I don’t understand the love of notebooks. Notebooks are useful for only one thing: live coding tutorials. I have not seen a single use-case outside live coding tutorials where a Jupyter notebook was effective. I have used notebooks, and only for that use-case. You effectively gave me the motivation to write an article about the pros and cons of notebooks, and there are lots of cons… as a lover of notebooks, please explain! I want to understand. I’m outlining my concerns below.

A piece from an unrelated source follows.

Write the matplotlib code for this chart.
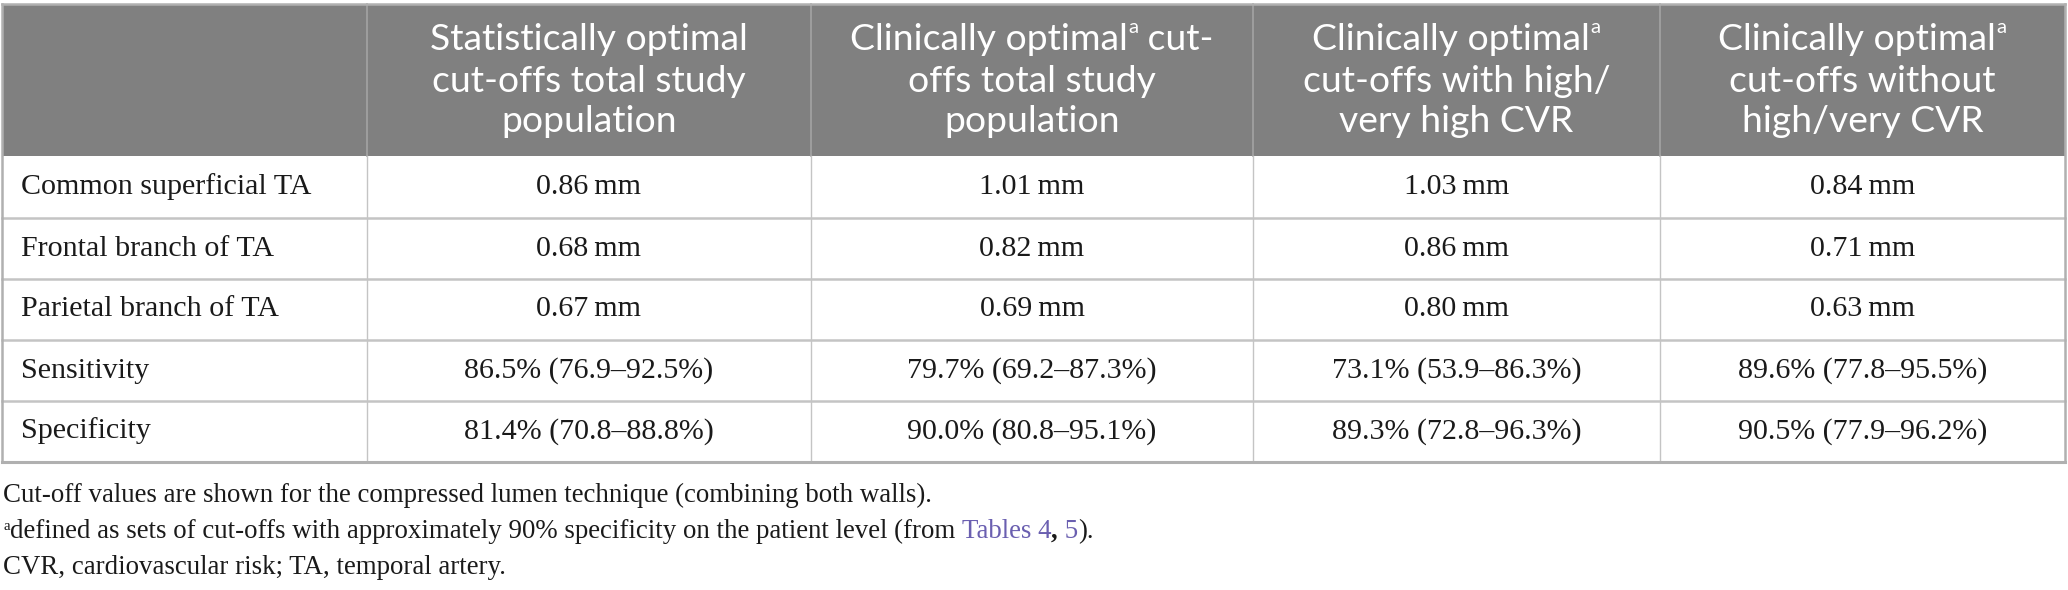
import matplotlib
matplotlib.use("Agg")
import matplotlib.pyplot as plt
from matplotlib.patches import Rectangle

# table content
headers = [
    [[("Statistically optimal", "")], [("cut-offs total study", "")], [("population", "")]],
    [[("Clinically optimal", ""), ("a", "sup"), (" cut-", "")], [("offs total study", "")], [("population", "")]],
    [[("Clinically optimal", ""), ("a", "sup")], [("cut-offs with high/", "")], [("very high CVR", "")]],
    [[("Clinically optimal", ""), ("a", "sup")], [("cut-offs without", "")], [("high/very CVR", "")]],
]
row_labels = ["Common superficial TA", "Frontal branch of TA", "Parietal branch of TA",
              "Sensitivity", "Specificity"]
col_stat_total = ["0.86\u2009mm", "0.68\u2009mm", "0.67\u2009mm", "86.5% (76.9\u201392.5%)", "81.4% (70.8\u201388.8%)"]
col_clin_total = ["1.01\u2009mm", "0.82\u2009mm", "0.69\u2009mm", "79.7% (69.2\u201387.3%)", "90.0% (80.8\u201395.1%)"]
col_clin_high = ["1.03\u2009mm", "0.86\u2009mm", "0.80\u2009mm", "73.1% (53.9\u201386.3%)", "89.3% (72.8\u201396.3%)"]
col_clin_low = ["0.84\u2009mm", "0.71\u2009mm", "0.63\u2009mm", "89.6% (77.8\u201395.5%)", "90.5% (77.9\u201396.2%)"]
columns = [col_stat_total, col_clin_total, col_clin_high, col_clin_low]

footnote1 = "Cut-off values are shown for the compressed lumen technique (combining both walls)."
footnote2 = [("a", "sup"), ("defined as sets of cut-offs with approximately 90% specificity on the patient level (from ", ""),
             ("Tables 4", "link"), (",", "bold"), (" 5", "link"), (").", "")]
footnote3 = "CVR, cardiovascular risk; TA, temporal artery."

W, H = 2068, 590
col_edges = [2, 367, 811, 1253, 1660, 2065]
row_edges = [4, 156, 218, 279, 340, 401, 462]
header_line_y = [37, 78, 118]
foot_base = [502, 538, 574]

SANS = ["Lato", "DejaVu Sans"]
SERIF = ["Liberation Serif", "DejaVu Serif"]
HEAD_BG = "#808080"
GRID = "#c4c4c4"
LINK = "#6a5fb0"
INK = "#1a1a1a"

fig = plt.figure(figsize=(W / 100, H / 100), dpi=100)
ax = fig.add_axes([0, 0, 1, 1])
ax.set_xlim(0, W)
ax.set_ylim(H, 0)
ax.axis("off")
renderer = fig.canvas.get_renderer()


def text_width(s, family, size, weight="normal"):
    t = ax.text(0, 0, s, family=family, fontsize=size, fontweight=weight)
    w = t.get_window_extent(renderer).width
    t.remove()
    return w


def fit(s, family, target):
    return 10 * target / text_width(s, family, 10)


head_fs = fit("Clinically optimal", SANS, 277)
body_fs = fit("Common superficial TA", SERIF, 290)
foot_fs = fit(footnote1, SERIF, 929)


def draw_runs(x, y, runs, family, size, color, ha="center", va="center_baseline"):
    widths = []
    for s, kind in runs:
        fs = size * 0.55 if kind == "sup" else size
        fw = "bold" if kind == "bold" else "normal"
        widths.append(text_width(s, family, fs, fw))
    total = sum(widths)
    cx = x - total / 2 if ha == "center" else x
    for (s, kind), w in zip(runs, widths):
        fs = size * 0.55 if kind == "sup" else size
        fw = "bold" if kind == "bold" else "normal"
        c = LINK if kind == "link" else color
        yy = y - size * 0.3 * 100 / 72 if kind == "sup" else y
        ax.text(cx, yy, s, family=family, fontsize=fs, fontweight=fw, color=c,
                ha="left", va=va)
        cx += w


# header background
ax.add_patch(Rectangle((col_edges[0], row_edges[0]), col_edges[-1] - col_edges[0],
                       row_edges[1] - row_edges[0], facecolor=HEAD_BG, edgecolor="none"))
for x in col_edges[1:-1]:
    ax.plot([x, x], [row_edges[0], row_edges[1]], color="#a3a3a3", lw=1.2)

for i, lines in enumerate(headers):
    cx = (col_edges[i + 1] + col_edges[i + 2]) / 2
    for runs, y in zip(lines, header_line_y):
        draw_runs(cx, y, runs, SANS, head_fs, "white")

# body grid
for y in row_edges[2:-1]:
    ax.plot([col_edges[0], col_edges[-1]], [y, y], color=GRID, lw=1.8)
for x in col_edges[1:-1]:
    ax.plot([x, x], [row_edges[1], row_edges[-1]], color=GRID, lw=1.0)
ax.plot([col_edges[0], col_edges[0], col_edges[-1], col_edges[-1]],
        [row_edges[0], row_edges[-1], row_edges[-1], row_edges[0]], color="#b0b0b0", lw=1.8)
ax.plot([col_edges[0], col_edges[-1]], [row_edges[0], row_edges[0]], color="#b0b0b0", lw=1.8)
ax.plot([col_edges[0], col_edges[-1]], [row_edges[-1], row_edges[-1]], color="#b0b0b0", lw=2.2)

for r, label in enumerate(row_labels):
    cy = (row_edges[r + 1] + row_edges[r + 2]) / 2 + 7
    ax.text(21, cy, label, family=SERIF, fontsize=body_fs, color=INK, va="baseline")
    for c, col in enumerate(columns):
        cx = (col_edges[c + 1] + col_edges[c + 2]) / 2
        ax.text(cx, cy, col[r], family=SERIF, fontsize=body_fs, color=INK,
                ha="center", va="baseline")

# footnotes
ax.text(3, foot_base[0], footnote1, family=SERIF, fontsize=foot_fs, color=INK, va="baseline")
draw_runs(3, foot_base[1], footnote2, SERIF, foot_fs, INK, ha="left", va="baseline")
ax.text(3, foot_base[2], footnote3, family=SERIF, fontsize=foot_fs, color=INK, va="baseline")

fig.savefig("out.png", dpi=100)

Why should a data scientist care so much about notebooks? I have been a data scientist for 3 years now and I have never seen the need for one. If you receive your data from whatever source, you need to understand it, then design an experiment, and when you have an idea and your hypotheses are laid down, you work with the data engineers and machine learning engineers to make it happen (and in a small team, these are all the same person). This shouldn’t be done in a notebook; you won’t be able to collaborate with the rest of the team using tools like Airflow, Git, Jenkins, Tensorflow with GPU, AWS, etc. if you write your code in a notebook (in some cases people have written plugins or packages for you to be able to do so, a bit like we have ramps and elevators for handicaped people in a wheelchair…). Not knowing about Docker becomes a huge handicap in that situation… And honestly, it’s not THAT hard. Data scientists are very smart people, they can pick it up. Framing everything around the notebook because you can’t work by writing your programs in files is ridiculous. In the end data scientists work with data, data is stored, generated and manipulated with computers, so data scientists cannot abstract away the need for knowing how to work as a developer. It handicaps them.
I’m really curious to understand why data scientists love notebooks so much. I really hate them, *except* for live coding tutorials.